Raj Kalady, Managing Director, Project Management Institute (PMI), India
The KPMG in India – Project Management Institute (PMI) study was initiated on the request of MoSPI, which highlights the major reasons for schedule and cost overruns across major sector's infrastructure projects. While some projects are impacted due to external factors which are beyond the control of the implementing agencies such as land acquisition, regulatory approvals, etc., majority of projects are delayed by factors which can be controlled at the project level through proper planning and project management. The study also highlights the severe skill shortage and the growing demand-supply gap for qualified project professionals affecting the infrastructure sector in India. Project owners feel this is a long-term issue which not only makes the projects more expensive and risky, but also results in compromise on quality as well as timelines.
Today, India is one of the leading outsourcing hubs in the world. However, the world judges us not just by the talent we have to offer, but also on the basis of our infrastructure capabilities. India has set an ambitious target of investing $1 trillion in infrastructure during the Twelfth Five Year Plan period. Given this factor, infrastructure development has been a key focus area in every Indian state more so in the recent past. At the center as well, big budgets have been allocated for infrastructure development in every Five Year plan. However, the country has consistently fallen short of meeting such targets over the last few years. These projects have been invariably riddled with issues of time and cost overruns. With the objective of finding out the reasons for such schedule and cost overruns, Ministry of Statistics and Programme implementation (MoSPI) recommended PMI to conduct a study, in consultation with KPMG to highlight the major reasons for the time and cost overruns across major sectors in infrastructure projects. The projects surveyed in this report are from nine sectors in the Infrastructure space viz. Power, Petroleum, Coal, Steel, Railways, Roads & Highways, Civil Aviation, Ports & Shipping, and Telecom.
It is a known fact that a large number of infrastructure projects in India have been delayed due to regulatory clearances, environmental issues and problems pertaining to land acquisition. Also, there are challenges in the tendering phase that affect viability of projects thus delaying implementation, construction phase is beset with over-runs and disputes and last but not the least; provider skills are weak all across the value chain. Given the critical role of infrastructure in ensuring a sustained growth trajectory for India, it is imperative that we identify the core issues affecting completion of infrastructure projects in India and chalk out initiatives that need to be acted upon in short-term as well as in long-term. This paper (based on survey) attempts to identify these pertinent issues and also brings out how professional project management practices can bring about a positive change in the completion of projects on time and within budget.
Almost 79% of the report survey respondents felt that the infrastructure sector faces an acute shortage of skilled project managers. This absence of project managers with the requisite skill sets has emerged as the major cause for time and cost overruns. Young graduates today are being lured away be other seemingly lucrative opportunities and project management education and training is not yet getting the priority it requires.
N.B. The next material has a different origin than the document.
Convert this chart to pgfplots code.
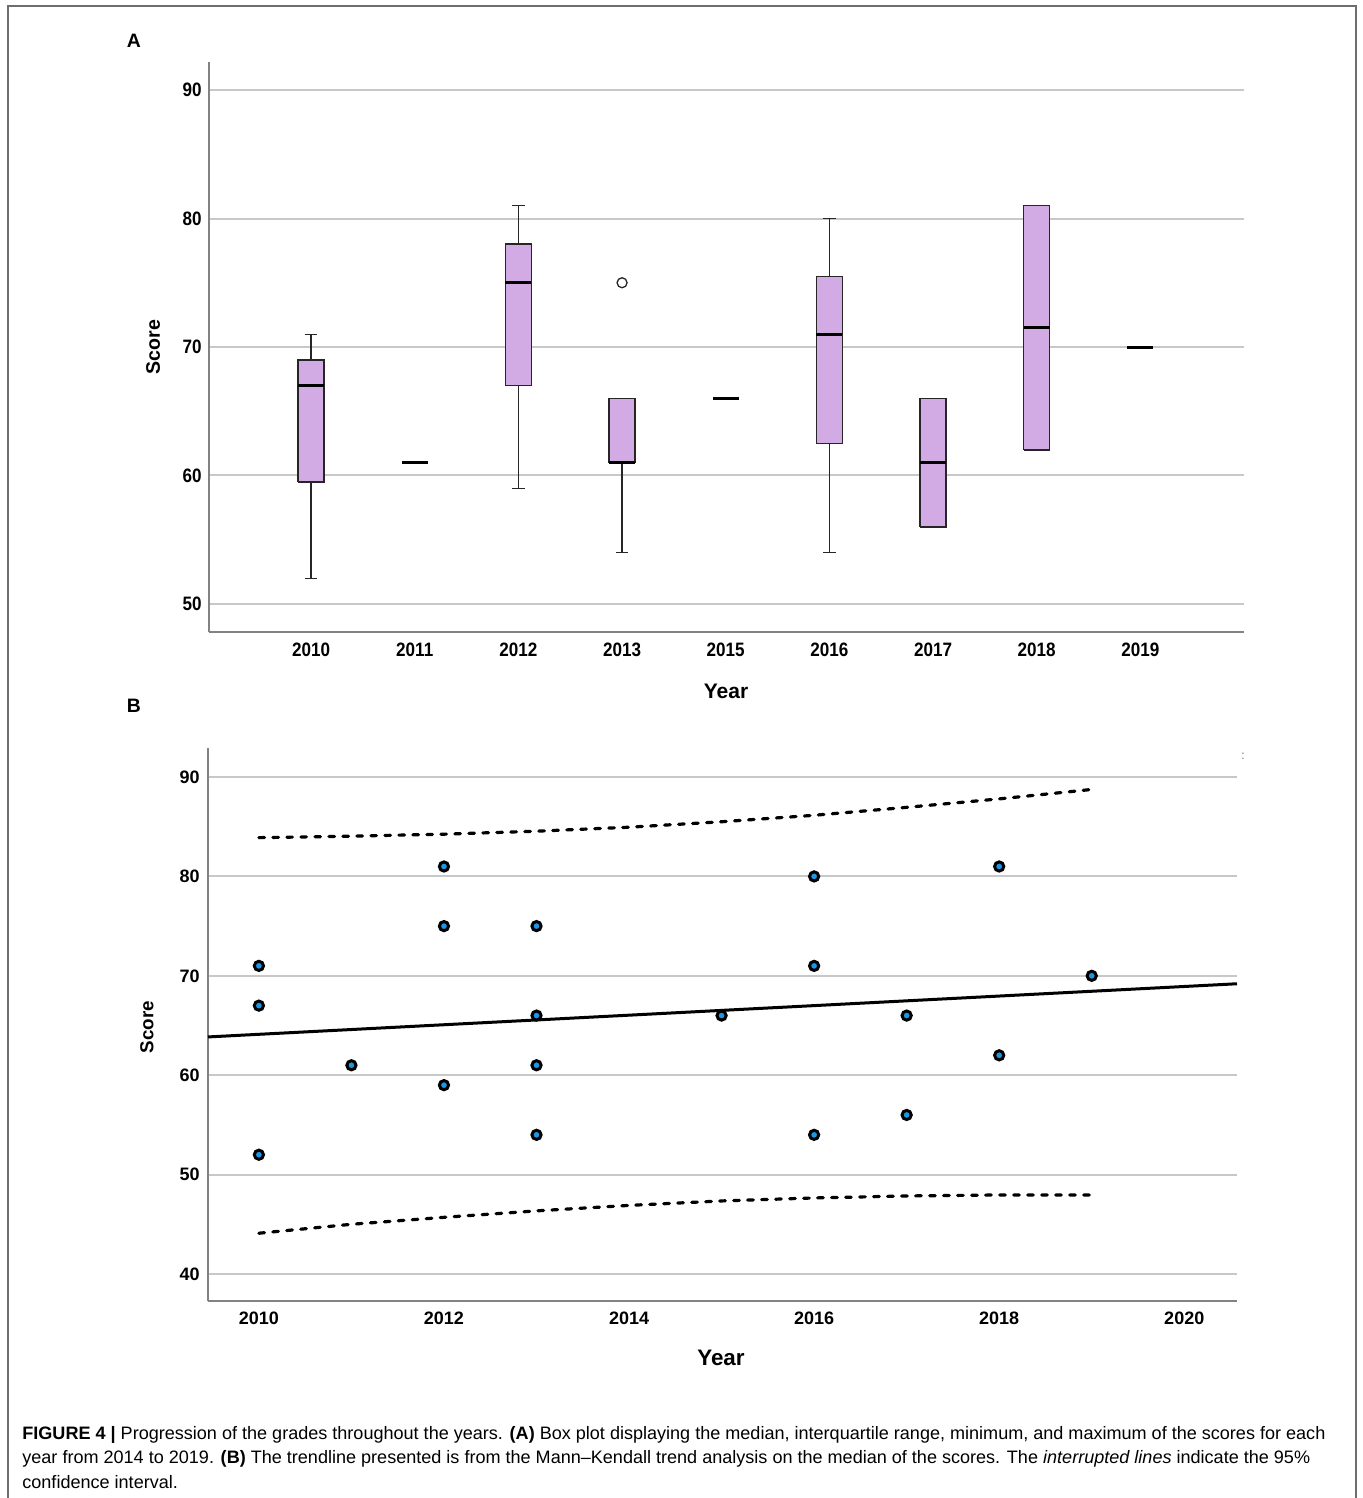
\documentclass[border=0pt]{standalone}
\usepackage{pgfplots}
\pgfplotsset{compat=1.18}
\usepackage{fontspec}
\usepackage{graphicx}
\setmainfont{Liberation Sans}
\newfontfamily\narrowfont[FakeStretch=0.88]{Liberation Sans}
\definecolor{boxfill}{RGB}{210,170,228}
\definecolor{ptblue}{RGB}{30,150,230}
\definecolor{gridgray}{RGB}{200,200,200}
\definecolor{axgray}{RGB}{130,130,130}
\definecolor{framegray}{RGB}{110,110,110}
\newsavebox\capone
\newcommand\capfont{\fontsize{9}{12}\selectfont}
\pgfplotsset{
  boxst/.style={fill=boxfill, draw=black!85, line width=0.75pt},
  medst/.style={black, line width=1.5pt},
  whst/.style={black!85, line width=0.65pt},
}
\begin{document}
\sbox\capone{\capfont\textbf{FIGURE 4 |} Progression of the grades throughout the years. \textbf{(A)} Box plot displaying the median, interquartile range, minimum, and maximum of the scores for each}%
\pgfmathsetmacro\capratio{651.5/\the\wd\capone}%
\begin{tikzpicture}
\useasboundingbox (0,0) rectangle (681pt,-749pt);
% frame
\draw[framegray, line width=1pt] (4pt,-752pt) -- (4pt,-3pt) -- (678pt,-3pt) -- (678pt,-752pt);
% panel letters
\node[font=\bfseries\fontsize{9.7}{11}\selectfont] at (67pt,-20.5pt) {A};
\node[font=\bfseries\fontsize{9.7}{11}\selectfont] at (67pt,-353pt) {B};
\node[text=black!60, font=\fontsize{6}{7}\selectfont] at (621.5pt,-378pt) {:};
% ---------------- panel A ----------------
\begin{axis}[
  at={(104.5pt,-316pt)}, anchor=south west,
  scale only axis, width=517.5pt, height=285pt,
  xmin=-0.985, xmax=9, ymin=47.82, ymax=92.18,
  axis x line*=bottom, axis y line*=left,
  axis line style={draw=axgray, line width=1pt, -},
  ymajorgrids, grid style={gridgray, line width=1pt},
  major tick length=0pt,
  xtick={0,1,2,3,4,5,6,7,8},
  xticklabels={2010,2011,2012,2013,2015,2016,2017,2018,2019},
  ytick={50,60,70,80,90},
  yticklabels={50,60,70,80,90},
  tick label style={font=\narrowfont\bfseries\fontsize{9.7}{11}\selectfont, inner sep=0pt},
  xticklabel style={anchor=center, yshift=-9pt},
  yticklabel style={anchor=east, xshift=-3.5pt},
  xlabel={Year}, ylabel={Score},
  xlabel style={at={(axis description cs:0.4995,-0.1035)}, anchor=center, font=\bfseries\fontsize{10.5}{12}\selectfont},
  ylabel style={at={(axis description cs:-0.0541,0.5)}, anchor=center, font=\bfseries\fontsize{9.8}{12}\selectfont},
  clip=false,
]
% 2010 (position 0): min 52, Q1 59.5, median 67, Q3 69, max 71
\addplot[whst] coordinates {(0,52) (0,59.5)};
\addplot[whst] coordinates {(0,69) (0,71)};
\addplot[whst] coordinates {(-0.06,52) (0.06,52)};
\addplot[whst] coordinates {(-0.06,71) (0.06,71)};
\addplot[boxst] coordinates {(-0.125,59.5) (0.125,59.5) (0.125,69) (-0.125,69) (-0.125,59.5)};
\addplot[medst] coordinates {(-0.125,67) (0.125,67)};
% 2011 (position 1): single value 61
\addplot[medst] coordinates {(0.875,61) (1.125,61)};
% 2012 (position 2): min 59, Q1 67, median 75, Q3 78, max 81
\addplot[whst] coordinates {(2,59) (2,67)};
\addplot[whst] coordinates {(2,78) (2,81)};
\addplot[whst] coordinates {(1.94,59) (2.06,59)};
\addplot[whst] coordinates {(1.94,81) (2.06,81)};
\addplot[boxst] coordinates {(1.875,67) (2.125,67) (2.125,78) (1.875,78) (1.875,67)};
\addplot[medst] coordinates {(1.875,75) (2.125,75)};
% 2013 (position 3): min 54, Q1 61, median 61, Q3 66, max 66, outlier 75
\addplot[whst] coordinates {(3,54) (3,61)};
\addplot[whst] coordinates {(2.94,54) (3.06,54)};
\addplot[boxst] coordinates {(2.875,61) (3.125,61) (3.125,66) (2.875,66) (2.875,61)};
\addplot[medst] coordinates {(2.875,61) (3.125,61)};
\addplot[only marks, mark=*, mark size=2.5pt, mark options={fill=white, draw=black!85, line width=0.65pt}] coordinates {(3,75)};
% 2015 (position 4): single value 66
\addplot[medst] coordinates {(3.875,66) (4.125,66)};
% 2016 (position 5): min 54, Q1 62.5, median 71, Q3 75.5, max 80
\addplot[whst] coordinates {(5,54) (5,62.5)};
\addplot[whst] coordinates {(5,75.5) (5,80)};
\addplot[whst] coordinates {(4.94,54) (5.06,54)};
\addplot[whst] coordinates {(4.94,80) (5.06,80)};
\addplot[boxst] coordinates {(4.875,62.5) (5.125,62.5) (5.125,75.5) (4.875,75.5) (4.875,62.5)};
\addplot[medst] coordinates {(4.875,71) (5.125,71)};
% 2017 (position 6): Q1 56, median 61, Q3 66
\addplot[boxst] coordinates {(5.875,56) (6.125,56) (6.125,66) (5.875,66) (5.875,56)};
\addplot[medst] coordinates {(5.875,61) (6.125,61)};
% 2018 (position 7): Q1 62, median 71.5, Q3 81
\addplot[boxst] coordinates {(6.875,62) (7.125,62) (7.125,81) (6.875,81) (6.875,62)};
\addplot[medst] coordinates {(6.875,71.5) (7.125,71.5)};
% 2019 (position 8): single value 70
\addplot[medst] coordinates {(7.875,70) (8.125,70)};
\end{axis}
% ---------------- panel B ----------------
\begin{axis}[
  at={(104pt,-650.5pt)}, anchor=south west,
  scale only axis, width=514.5pt, height=276.5pt,
  xmin=2009.45, xmax=2020.57, ymin=37.28, ymax=92.92,
  axis x line*=bottom, axis y line*=left,
  axis line style={draw=axgray, line width=1pt, -},
  ymajorgrids, grid style={gridgray, line width=1pt},
  major tick length=0pt,
  xtick={2010,2012,2014,2016,2018,2020},
  xticklabels={2010,2012,2014,2016,2018,2020},
  ytick={40,50,60,70,80,90},
  yticklabels={40,50,60,70,80,90},
  tick label style={font=\bfseries\fontsize{9}{11}\selectfont, inner sep=0pt},
  xticklabel style={anchor=center, yshift=-8.5pt},
  yticklabel style={anchor=east, xshift=-4pt},
  xlabel={Year}, ylabel={Score},
  xlabel style={at={(axis description cs:0.4985,-0.1031)}, anchor=center, font=\bfseries\fontsize{11.2}{13}\selectfont},
  ylabel style={at={(axis description cs:-0.0593,0.4955)}, anchor=center, font=\bfseries\fontsize{9.4}{12}\selectfont},
  clip=false,
]
\addplot[black, line width=1.6pt, line cap=round, dash pattern=on 2.8pt off 4.2pt] coordinates {
 (2010,83.9) (2011,84.05) (2012,84.25) (2013,84.55) (2014,84.95) (2015,85.5) (2016,86.15) (2017,86.95) (2018,87.8) (2019,88.75)};
\addplot[black, line width=1.6pt, line cap=round, dash pattern=on 2.8pt off 4.2pt] coordinates {
 (2010,44.1) (2011,45.0) (2012,45.7) (2013,46.35) (2014,46.9) (2015,47.35) (2016,47.65) (2017,47.85) (2018,47.95) (2019,47.95)};
\addplot[black, line width=1.5pt] coordinates {(2009.45,63.85) (2020.57,69.2)};
\addplot[only marks, mark=*, mark size=2.3pt, mark options={fill=ptblue, draw=black, line width=1.5pt}] coordinates {
 (2010,71) (2010,67) (2010,52)
 (2011,61)
 (2012,81) (2012,75) (2012,59)
 (2013,75) (2013,66) (2013,61) (2013,54)
 (2015,66)
 (2016,80) (2016,71) (2016,54)
 (2017,66) (2017,56)
 (2018,81) (2018,62)
 (2019,70)};
\end{axis}
% caption
\node[anchor=base west, inner sep=0pt] at (11pt,-719.5pt) {\scalebox{\capratio}[1]{\usebox\capone}};
\node[anchor=base west, inner sep=0pt] at (11pt,-731.8pt) {\scalebox{\capratio}[1]{\capfont year from 2014 to 2019. \textbf{(B)} The trendline presented is from the Mann–Kendall trend analysis on the median of the scores. The \textit{interrupted lines} indicate the 95\%}};
\node[anchor=base west, inner sep=0pt] at (11pt,-744pt) {\scalebox{\capratio}[1]{\capfont confidence interval.}};
\end{tikzpicture}
\end{document}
Though organizations are realizing the growing need for structured project management, many are looking at short-term training programs to enhance the skill sets of their project teams. However, the situation warrants a more serious approach. The survey reveals that by 2022 Indian infrastructure sector is likely to have a shortage of around 3 million project professionals including project managers, civil engineers, planners, surveyors, safety professionals, etc.
The government too realizes the urgency of meeting this skill dearth. In the Twelfth Five Year Plan, the government has plans to focus on improving the project management skills across the country to get better returns from public investment in infrastructure and also in the social sectors. Project management, with a view to deliver on time and within cost, is a learnable capability that can be institutionalized in India. There is therefore, a pressing need for industry and academia to realize this growing need. Organizations that employ qualified project managers must encourage and support their professional growth. In addition, organizations must start insisting on hiring qualified project managers. This will provide academia the impetus required to introduce project management into their curriculum. Infrastructure plays a paramount role in the economic growth of a country. Infrastructure investments in India have been growing on a consistent basis. In each five year plan, the Government sets an ambitious target which is higher than the previous one. Although, the sector is considered to be a key driver of economic growth, time and cost overruns threaten to limit the sector's potential to help achieve the desired growth and ensure efficient capital expenditure.